Defendant also argues that the statute imposes cruel and unusual punishment. Cases of this kind involve the deaths of human beings, deaths allegedly resulting from the commission of public offenses. The General Assembly evidently regarded such incidents as serious. The penalty here is not “so excessively severe that it is disproportionate to the offense charged.” State v. Robbins, 257 N.W.2d 63, 68 (Iowa 1977) (citations omitted). The maximum punishment was reduced from that under the former statute. On this subject see State v. Baumann, 236 N.W.2d 361, 363 (Iowa 1975) (five-year mandatory term for delivery of marijuana), and State v. McNeal, 167 N.W.2d 674, 677-78 (Iowa 1969).
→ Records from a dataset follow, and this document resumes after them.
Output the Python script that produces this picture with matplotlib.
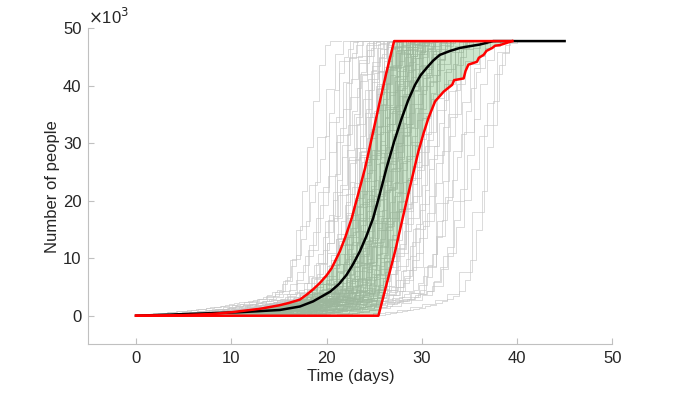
import numpy as np
import matplotlib
matplotlib.use("Agg")
import matplotlib.pyplot as plt

plt.rcParams["font.family"] = ["Liberation Sans", "DejaVu Sans"]

# median and bound curves (time in days, people in thousands)
med_t = [0, 10.7, 13.0, 15.1, 17.2, 18.6, 20.4, 21.3, 22.1, 22.8, 23.5, 24.2, 24.9,
         25.6, 26.3, 27.1, 27.9, 28.6, 29.3, 29.9, 30.5, 31.2, 31.9, 33.0, 34.0,
         35.0, 36.1, 37.5, 45.0]
med_y = [0, 0.6, 0.8, 1.0, 1.6, 2.5, 4.2, 5.5, 7.1, 9.0, 11.2, 13.9, 17.0,
         21.2, 25.7, 30.3, 34.4, 37.6, 40.2, 41.9, 43.1, 44.4, 45.4, 46.1, 46.6,
         46.9, 47.2, 47.8, 47.8]

up_t = [0, 5, 8, 10, 11, 12, 13, 14, 15, 16, 17.2, 17.9, 18.6, 19.3, 20.0, 20.55,
        21.4, 22.0, 22.65, 23.3, 24.05, 24.8, 25.6, 26.3, 27.1, 39.5]
up_y = [0, 0.1, 0.3, 0.6, 0.8, 1.0, 1.2, 1.5, 1.8, 2.2, 2.8, 3.65, 4.6, 5.7, 7.0, 8.3,
        11.2, 13.8, 17.0, 21.0, 25.7, 31.3, 37.3, 42.4, 47.8, 47.8]

lo_t = [0, 25.45, 27.2, 28.4, 29.65, 30.2, 30.7, 31.4, 32.3, 33.2, 33.4, 34.4, 34.6,
        34.9, 35.8, 36.0, 36.5, 36.8, 37.4, 37.7, 38.2, 39.5]
lo_y = [0, 0, 11.2, 19.9, 28.6, 31.8, 34.4, 37.3, 39.0, 40.2, 41.0, 41.3, 42.6,
        43.7, 44.2, 44.9, 45.4, 46.1, 46.6, 47.0, 47.1, 47.8]

# single-run shape, relative to the day it reaches half size
run_t = [-20, -16, -12, -9, -6, -4, -3, -2, -1, 0, 1, 2, 3, 4]
run_y = [0, 0.5, 1.2, 2.0, 3.0, 4.5, 7.0, 11.0, 17.0, 24.0, 32.0, 40.0, 45.5, 47.8]

# half-size day of each run (read from the grey bundle)
run_half = [17.6, 18.3, 18.9, 19.4, 19.8, 20.1, 20.5, 20.8,
            21.0, 21.2, 21.5, 21.6, 21.9, 22.0, 22.3, 22.4, 22.6, 22.8, 22.9,
            23.0, 23.1, 23.25, 23.4, 23.5, 23.6, 23.7, 23.85, 23.9, 24.0, 24.1, 24.2,
            24.3, 24.35, 24.5, 24.6, 24.7, 24.75, 24.85, 24.9,
            25.0, 25.1, 25.15, 25.3, 25.35, 25.45, 25.5, 25.6, 25.7, 25.8, 25.85, 25.95,
            26.0, 26.1, 26.2, 26.3, 26.35, 26.45, 26.5, 26.6, 26.7, 26.8, 26.85, 26.95,
            27.0, 27.1, 27.25, 27.3, 27.45, 27.6, 27.7, 27.8, 27.95, 28.1, 28.2, 28.35,
            28.5, 28.6, 28.8, 28.9,
            29.1, 29.3, 29.4, 29.6, 29.9, 30.1, 30.4, 30.6, 30.9,
            31.2, 31.5, 31.9, 32.3, 32.8, 33.2, 33.7,
            34.3, 35.0, 35.8, 36.5]
run_rise = [0.6, 0.85, 1.0, 0.7, 0.9, 1.1, 0.65]
run_step = [0.6, 0.9, 0.5, 1.1, 0.7, 0.8, 1.3]

fig = plt.figure(figsize=(6.75, 3.95), dpi=100)
ax = fig.add_axes([0.131, 0.128, 0.776, 0.800])

for i, th in enumerate(run_half):
    r = run_rise[i % len(run_rise)]
    st = run_step[i % len(run_step)]
    t_end = min(th + run_t[-1] * r + 1.5, 40)
    t = np.arange(0, t_end, st) + (i % 4) * 0.15
    t = np.concatenate(([0], t[t < t_end], [t_end]))
    y = np.interp((t - th) / r, run_t, run_y)
    ax.plot(t, y, drawstyle="steps-post", color="#c4c4c4", lw=0.7, alpha=0.6, zorder=1)

poly_t = list(up_t) + list(lo_t[::-1])
poly_y = list(up_y) + list(lo_y[::-1])
ax.fill(poly_t, poly_y, color="#008000", alpha=0.2, lw=0, zorder=2)

ax.plot(med_t, med_y, color="black", lw=1.8, zorder=3)
ax.plot(up_t, up_y, color="red", lw=1.8, zorder=4)
ax.plot(lo_t, lo_y, color="red", lw=1.8, zorder=4)

ax.set_xlim(-5, 50)
ax.set_ylim(-5, 50)
ax.set_xticks([0, 10, 20, 30, 40, 50])
ax.set_yticks([0, 10, 20, 30, 40, 50])
for s in ["top", "right"]:
    ax.spines[s].set_visible(False)
for s in ["left", "bottom"]:
    ax.spines[s].set_color("#c0c0c0")
    ax.spines[s].set_linewidth(0.8)
ax.tick_params(direction="in", length=4, color="#c0c0c0", labelcolor="#262626",
               labelsize=12, pad=5)
ax.set_xlabel("Time (days)", fontsize=12, color="#262626", labelpad=2)
ax.set_ylabel("Number of people", fontsize=12, color="#262626", labelpad=2)
ax.text(0.0, 1.005, r"$\times$10$^3$", transform=ax.transAxes, fontsize=12,
        color="#262626", ha="left", va="bottom")

fig.savefig("out.png", dpi=100)
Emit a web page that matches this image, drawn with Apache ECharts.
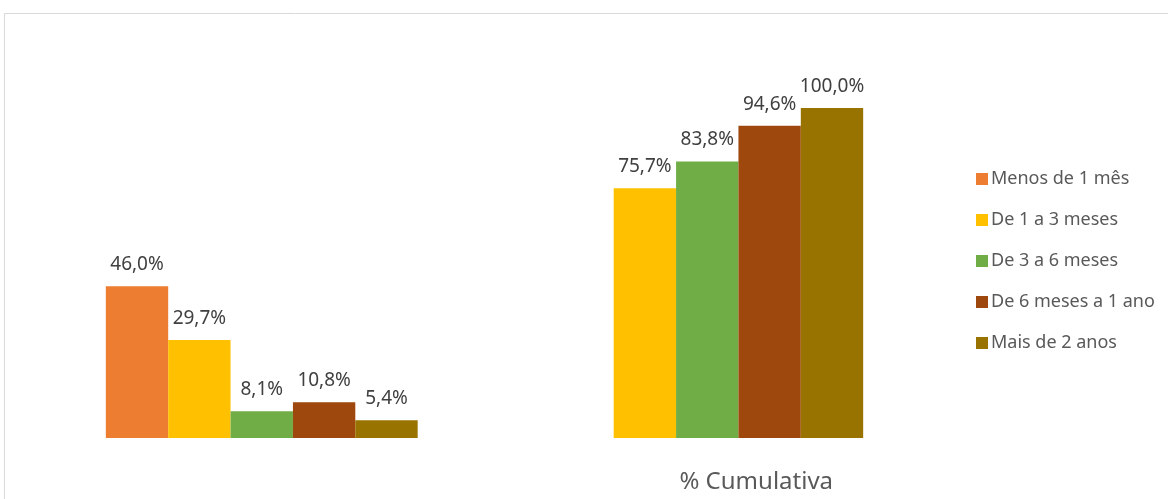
<!DOCTYPE html>
<html>
<head>
<meta charset="utf-8">
<script src="https://cdn.jsdelivr.net/npm/echarts@6/dist/echarts.min.js"></script>
<style>
html,body{margin:0;padding:0;background:#fff;}
#c{width:1168px;height:499px;}
</style>
</head>
<body>
<div id="c"></div>
<script>
var categories = ['', '% Cumulativa'];
var seriesNames = ['Menos de 1 mês', 'De 1 a 3 meses', 'De 3 a 6 meses', 'De 6 meses a 1 ano', 'Mais de 2 anos'];
var menos1Mes = [46.0, null];
var de1a3 = [29.7, 75.7];
var de3a6 = [8.1, 83.8];
var de6a12 = [10.8, 94.6];
var mais2 = [5.4, 100.0];
var colors = ['#ED7D31', '#FFC000', '#70AD47', '#9E480E', '#997300'];

var dataSets = [menos1Mes, de1a3, de3a6, de6a12, mais2];
var font = 'Noto Sans';

var chart = echarts.init(document.getElementById('c'));
var series = seriesNames.map(function (name, i) {
  return {
    name: name,
    type: 'bar',
    data: dataSets[i],
    barGap: '0%',
    barCategoryGap: '30%',
    itemStyle: { color: colors[i] },
    label: {
      show: true,
      position: 'top',
      distance: 12,
      color: '#404040',
      fontFamily: font,
      fontSize: 19,
      formatter: function (p) {
        return p.value == null ? '' : p.value.toFixed(1).replace('.', ',') + '%';
      }
    }
  };
});

chart.setOption({
  animation: false,
  color: colors,
  graphic: [{
    type: 'rect',
    shape: { x: 4.5, y: 13.5, width: 1300, height: 700 },
    style: { fill: 'none', stroke: '#d9d9d9', lineWidth: 1 },
    silent: true
  }],
  grid: { left: 39, right: 238, top: 108, bottom: 61 },
  legend: {
    orient: 'vertical',
    left: 971,
    top: 164,
    itemWidth: 12,
    itemHeight: 12,
    itemGap: 21,
    icon: 'rect',
    textStyle: { color: '#595959', fontFamily: font, fontSize: 18, lineHeight: 20, padding: [0, 0, 0, -2] },
    data: seriesNames
  },
  xAxis: {
    type: 'category',
    data: categories,
    axisLine: { show: false },
    axisTick: { show: false },
    axisLabel: {
      color: '#595959',
      fontFamily: font,
      fontSize: 24,
      margin: 32,
      padding: [0, 0, 0, 98]
    }
  },
  yAxis: {
    type: 'value',
    min: 0,
    max: 100,
    show: false,
    splitLine: { show: false }
  },
  series: series
});
</script>
</body>
</html>
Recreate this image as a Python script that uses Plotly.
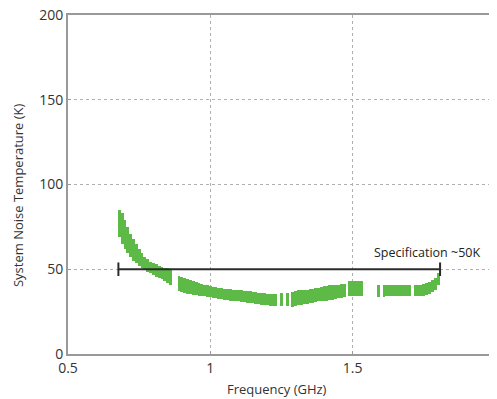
import plotly.graph_objects as go

# Measured system noise temperature band (K) vs frequency (GHz); gaps = missing data
freq = [0.68, 0.69, 0.70, 0.71, 0.72, 0.73, 0.74, 0.75, 0.76, 0.77, 0.78, 0.79, 0.80,
        0.81, 0.82, 0.83, 0.84, 0.85, 0.86,
        0.89, 0.90, 0.91, 0.92, 0.93, 0.94, 0.95, 0.96, 0.97, 0.98, 0.99, 1.00,
        1.01, 1.02, 1.03, 1.04, 1.05, 1.06, 1.07, 1.08, 1.09, 1.10, 1.11, 1.12,
        1.13, 1.14, 1.15, 1.16, 1.17, 1.18, 1.19, 1.20, 1.21, 1.22, 1.23,
        1.25, 1.27,
        1.29, 1.30, 1.31, 1.32, 1.33, 1.34, 1.35, 1.36, 1.37, 1.38, 1.39, 1.40,
        1.41, 1.42, 1.43, 1.44, 1.45, 1.46, 1.47,
        1.49, 1.50, 1.51, 1.52, 1.53,
        1.59, 1.61,
        1.62, 1.63, 1.64, 1.65, 1.66, 1.67, 1.68, 1.69, 1.70,
        1.72, 1.73, 1.74, 1.75, 1.76, 1.77, 1.78, 1.79, 1.80]
t_upper = [85, 83, 79, 75, 71, 68, 65, 62, 59.5, 57.5, 56, 54.5, 53.5,
           53, 52, 51.5, 51, 50.5, 50,
           46, 45.5, 45, 44, 43.5, 43, 42.5, 42, 41.5, 41, 40.5, 40,
           39.5, 39.5, 39, 39, 38.5, 38.5, 38.5, 38, 38, 37.5, 37.5, 37,
           37, 37, 36.5, 36.5, 36, 36, 36, 35.5, 35.5, 35.5, 35.5,
           36, 36,
           36.5, 37, 37.5, 37.5, 38, 38, 38.5, 38.5, 39, 39, 39.5, 40,
           40, 40.5, 40.5, 41, 41, 41.5, 41.5,
           43, 43, 43, 43, 43,
           40.5, 40.5,
           41, 41, 41, 41, 41, 41, 41, 41, 41,
           41, 41, 41, 41.5, 42, 42.5, 43.5, 45, 47.5]
t_lower = [69, 65, 62, 59.5, 57, 55, 53.5, 52, 50.5, 49.5, 48.5, 47.5, 46.5,
           45.5, 45, 44, 43, 42, 41,
           37, 36.5, 36, 35.5, 35.5, 35, 35, 34.5, 34, 34, 33.5, 33.5,
           33, 33, 32.5, 32.5, 32, 32, 31.5, 31.5, 31, 31, 30.5, 30.5,
           30, 30, 30, 29.5, 29.5, 29, 29, 29, 28.5, 28.5, 28.5,
           28.5, 28.5,
           28, 28.5, 29, 29, 29.5, 29.5, 30, 30, 30.5, 31, 31, 31.5,
           31.5, 32, 32, 32.5, 33, 33, 33.5,
           34.5, 34.5, 34.5, 34.5, 34.5,
           33.5, 33.5,
           34, 34, 34, 34, 34, 34, 34, 34, 34,
           34, 34, 34, 34.5, 35, 35.5, 36.5, 38, 40.5]

spec_freq = [0.677, 1.807]
spec_value = [50, 50]
spec_label = "Specification ~50K"

x_ticks = [0.5, 1, 1.5, 2]
x_ticktext = ["0.5", "1", "1.5", "2"]
y_ticks = [0, 50, 100, 150, 200]
x_title = "Frequency (GHz)"
y_title = "System Noise Temperature (K)"

green = "#5dba47"
text_color = "#333333"
fig = go.Figure()
fig.add_trace(go.Bar(
    x=freq,
    y=[u - l for u, l in zip(t_upper, t_lower)],
    base=t_lower,
    width=0.0101,
    marker=dict(color=green, line=dict(width=0)),
    showlegend=False,
))
fig.add_trace(go.Scatter(
    x=spec_freq, y=spec_value, mode="lines",
    line=dict(color="#2b2b2b", width=2),
    error_y=dict(type="constant", value=4, thickness=2, width=0, color="#2b2b2b"),
    showlegend=False,
))
fig.add_annotation(x=1.76, y=60, text=spec_label, showarrow=False,
                   font=dict(size=12.5, color="#222"))
fig.add_annotation(x=0.49, y=0, xref="paper", yref="paper", xanchor="center",
                   yanchor="middle", yshift=-35, text=x_title, showarrow=False,
                   font=dict(size=13, color=text_color))
fig.add_annotation(x=-0.117, y=0.469, xref="paper", yref="paper", xanchor="center",
                   yanchor="middle", textangle=-90,
                   text=y_title, showarrow=False,
                   font=dict(size=13, color=text_color))

font_family = "Open Sans, sans-serif"
axis_common = dict(showgrid=True, gridcolor="#b0b0b0", griddash="dot", gridwidth=1,
                   showline=True, linecolor="#999", linewidth=2, mirror=True,
                   ticks="inside", ticklen=3, tickcolor="#999", zeroline=False,
                   automargin=False, ticklabeloverflow="allow",
                   tickfont=dict(size=14, color=text_color))
# page body has an 8px default margin, so the figure is 8px smaller and margins shifted
fig.update_layout(
    width=489, height=391,
    margin=dict(l=60, r=2, t=7, b=45, autoexpand=False),
    plot_bgcolor="white", paper_bgcolor="white",
    font=dict(family=font_family, size=13, color=text_color),
    bargap=0,
    xaxis=dict(range=[0.5, 2], tickvals=x_ticks, ticktext=x_ticktext, **axis_common),
    yaxis=dict(range=[0, 200], tickvals=y_ticks, **axis_common),
)
fig.write_html("out.html")
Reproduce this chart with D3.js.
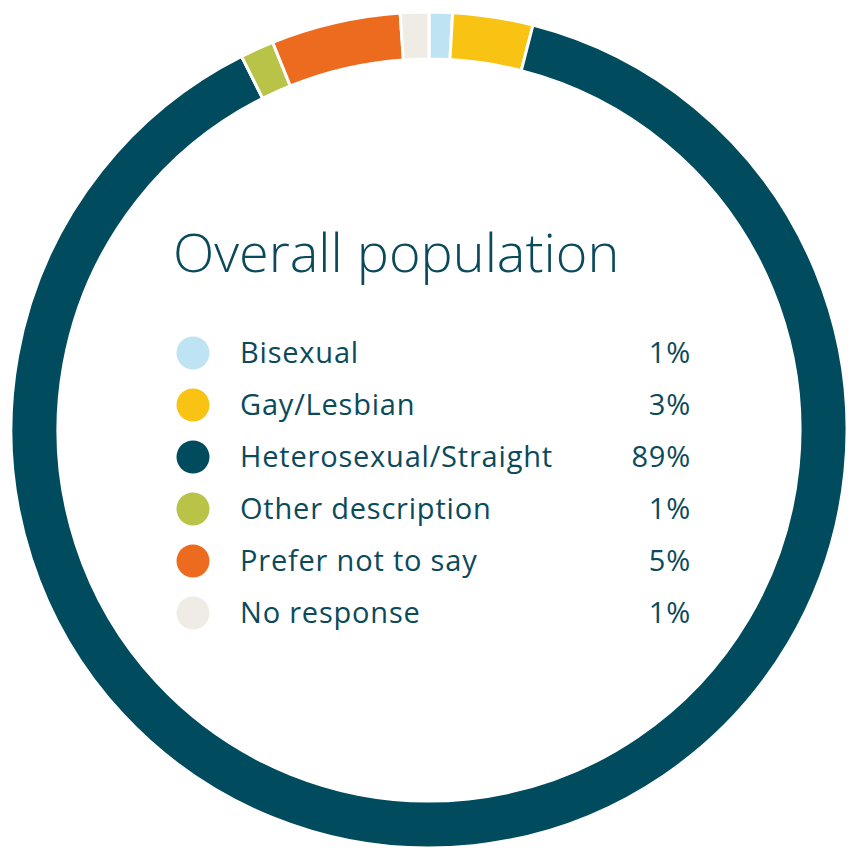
<!DOCTYPE html>
<html>
<head>
<meta charset="utf-8">
<script src="https://cdn.jsdelivr.net/npm/d3@7"></script>
<style>
    body { margin: 0; background: #ffffff; }
    text { font-family: 'Open Sans', sans-serif; fill: #0b4a5b; }
</style>
</head>
<body>
<div id="chart"></div>
<script>
// Chart data
let categories = ['Bisexual', 'Gay/Lesbian', 'Heterosexual/Straight', 'Other description', 'Prefer not to say', 'No response'];
let shares = [0.9, 3.1, 88.6, 1.3, 5.0, 1.1];
let percentLabels = ['1%', '3%', '89%', '1%', '5%', '1%'];
let colors = ['#bee3f2', '#f9c313', '#004b5e', '#b8c347', '#ec6b1f', '#efebe5'];
let title = 'Overall population';

let svgWidth = 848;
let svgHeight = 851;

let center = { x: 429, y: 430 };
let outerRadius = 418;
let innerRadius = 371;

let svg = d3.select('#chart')
    .append('svg')
    .attr('width', svgWidth)
    .attr('height', svgHeight);

// Donut ring
let ringGroup = svg.append('g')
    .attr('transform', `translate(${center.x}, ${center.y})`);

let pie = d3.pie()
    .sort(null)
    .value(d => d);

let arc = d3.arc()
    .innerRadius(innerRadius)
    .outerRadius(outerRadius);

ringGroup.selectAll('path')
    .data(pie(shares))
    .enter()
    .append('path')
    .attr('d', arc)
    .attr('fill', (d, i) => colors[i])
    .attr('stroke', '#ffffff')
    .attr('stroke-width', 3);

// Title
svg.append('text')
    .attr('x', 173)
    .attr('y', 272)
    .attr('font-size', 54)
    .attr('font-weight', 300)
    .text(title);

// Legend rows
let rowY = d3.scalePoint()
    .domain(categories)
    .range([353, 613]);

let legend = svg.append('g');

let rows = legend.selectAll('g')
    .data(categories)
    .enter()
    .append('g')
    .attr('transform', d => `translate(0, ${rowY(d)})`);

rows.append('circle')
    .attr('cx', 193)
    .attr('cy', 0)
    .attr('r', 16.5)
    .attr('fill', (d, i) => colors[i]);

rows.append('text')
    .attr('x', 240)
    .attr('dy', '0.35em')
    .attr('font-size', 29)
    .attr('letter-spacing', 0.8)
    .text(d => d);

rows.append('text')
    .attr('x', 691)
    .attr('dy', '0.35em')
    .attr('font-size', 29)
    .attr('letter-spacing', 0.8)
    .attr('text-anchor', 'end')
    .text((d, i) => percentLabels[i]);
</script>
</body>
</html>
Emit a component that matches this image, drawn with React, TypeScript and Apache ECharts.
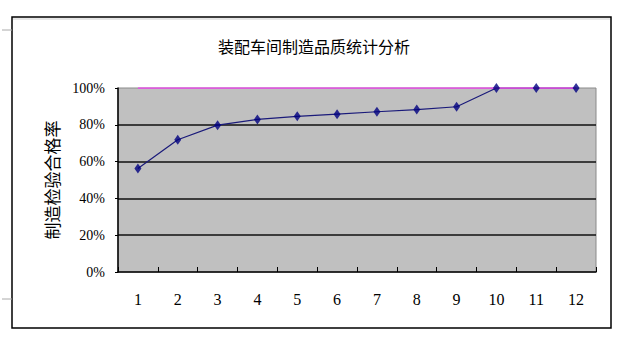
import React, { useEffect, useRef } from "react";
import * as echarts from "echarts";

const titleText = "装配车间制造品质统计分析";
const yAxisName = "制造检验合格率";
const months = ["1", "2", "3", "4", "5", "6", "7", "8", "9", "10", "11", "12"];
const passRate = [0.562, 0.719, 0.798, 0.829, 0.846, 0.858, 0.871, 0.883, 0.898, 1.0, 1.0, 1.0];
const targetRate = [1, 1, 1, 1, 1, 1, 1, 1, 1, 1, 1, 1];
const yTickValues = [0, 0.2, 0.4, 0.6, 0.8, 1.0];

export default function App() {
  const ref = useRef<HTMLDivElement>(null);
  useEffect(() => {
    if (!ref.current) return;
    const chart = echarts.init(ref.current, null, { renderer: "svg" });
    chart.setOption({
      animation: false,
      backgroundColor: "#ffffff",
      title: {
        text: titleText,
        left: 213,
        top: 33,
        textStyle: {
          fontFamily: "Noto Sans CJK SC",
          fontSize: 16,
          fontWeight: "normal",
          color: "#000",
        },
      },
      grid: {
        left: 118,
        top: 88,
        right: 34,
        bottom: 66,
        show: true,
        backgroundColor: "#c0c0c0",
        borderColor: "#8a8a8a",
        borderWidth: 1,
      },
      xAxis: {
        type: "category",
        data: months,
        boundaryGap: true,
        axisLine: { show: true, lineStyle: { color: "#000", width: 1.5 } },
        axisTick: { show: true, inside: true, length: 5, lineStyle: { color: "#000" } },
        axisLabel: {
          margin: 19,
          fontFamily: "Liberation Serif",
          fontSize: 16,
          color: "#000",
        },
      },
      yAxis: {
        type: "value",
        min: yTickValues[0],
        max: yTickValues[yTickValues.length - 1],
        interval: 0.2,
        name: yAxisName,
        nameLocation: "middle",
        nameRotate: 90,
        nameGap: 58,
        nameTextStyle: {
          fontFamily: "Noto Sans CJK SC",
          fontSize: 17,
          color: "#000",
        },
        axisLine: { show: true, lineStyle: { color: "#000", width: 1.5 } },
        axisTick: { show: true, length: 3, lineStyle: { color: "#000" } },
        axisLabel: {
          margin: 13,
          fontFamily: "Liberation Serif",
          fontSize: 14,
          color: "#000",
          formatter: (v: number) => `${Math.round(v * 100)}%`,
        },
        splitLine: {
          show: true,
          showMinLine: false,
          showMaxLine: false,
          lineStyle: { color: "#111", width: 1.5 },
        },
      },
      series: [
        {
          name: "合格率",
          type: "line",
          data: passRate,
          symbol: "none",
          lineStyle: { color: "#1a1a7a", width: 1.2 },
          z: 2,
        },
        {
          name: "目标",
          type: "line",
          data: targetRate,
          symbol: "none",
          lineStyle: { color: "#ee44ee", width: 1.5 },
          z: 3,
        },
        {
          name: "合格率点",
          type: "scatter",
          data: passRate,
          symbol: "diamond",
          symbolSize: [7, 10],
          itemStyle: { color: "#000080" },
          z: 4,
        },
      ],
      graphic: [
        {
          type: "rect",
          shape: { x: 12, y: 17, width: 599, height: 311 },
          style: { fill: "none", stroke: "#000", lineWidth: 1.5 },
          silent: true,
        },
        {
          type: "line",
          shape: { x1: 13, y1: 19, x2: 610, y2: 19 },
          style: { stroke: "#cfcfcf", lineWidth: 1 },
          silent: true,
        },
        {
          type: "line",
          shape: { x1: 2, y1: 30, x2: 12, y2: 30 },
          style: { stroke: "#aaaaaa", lineWidth: 1 },
          silent: true,
        },
        {
          type: "line",
          shape: { x1: 2, y1: 299, x2: 12, y2: 299 },
          style: { stroke: "#aaaaaa", lineWidth: 1 },
          silent: true,
        },
      ],
    });
    return () => chart.dispose();
  }, []);
  return (
    <div
      ref={ref}
      style={{ position: "fixed", left: 0, top: 0, width: 630, height: 338 }}
    />
  );
}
Defendant contends that the statute creates an arbitrary, unreasonable classification, that it deprives him of equal protection of law. The classification in section 707.5 is a common one, and I cannot say it is irrational. See State v. Boothe, 284 N.W.2d 206, 208-09 (Iowa 1979); Robbins, 257 N.W.2d at 68; Hack v. Auger, 228 N.W.2d 42, 43 (Iowa 1975); State v. Edwards, 236 Ga. 104, 107, 222 S.E.2d 385, 387 (1976).
In a related argument defendant contends that laws must have a uniform application. Section 707.5(1), however, is not subject to the alleged infirmity in some statutes which predicate the crime of involuntary manslaughter on deaths resulting from violations of local ordinances; section 701.2 restricts a “public offense” to that which is prohibited by “statute”. See An-not., 85 A.L.R.3d 1072 (1978).
Defendant also argues that this prosecution would violate the guaranty against double jeopardy — he was previously convicted of running the red light. His double jeopardy argument, however, is not supported by our decisions. See State v. Stergion, 248 N.W.2d 911, 913-14 (Iowa 1976); State v. Stewart, 223 N.W.2d 250, 251 (Iowa), cert. denied, 423 U.S. 902, 96 S.Ct. 205, 46 L.Ed.2d 134 (1974). See also, In re Dennis B., 18 Cal.3d 687, 692, 135 Cal.Rptr. 82, 557 P.2d 514, 517 (1976); People V. Townsend, 214 Mich. 267, 275,183 N.W. 177, 180 (1921); State v. Empey, 65 Utah 609, 618, 239 P. 25, 28 (1925); Annots., 172 A.L.R. 1053 (1948), 44 A.L.R. 564 (1926).
I would therefore reverse the judgment and return the case to district court for trial.
McGIVERIN, J., joins in this dissent.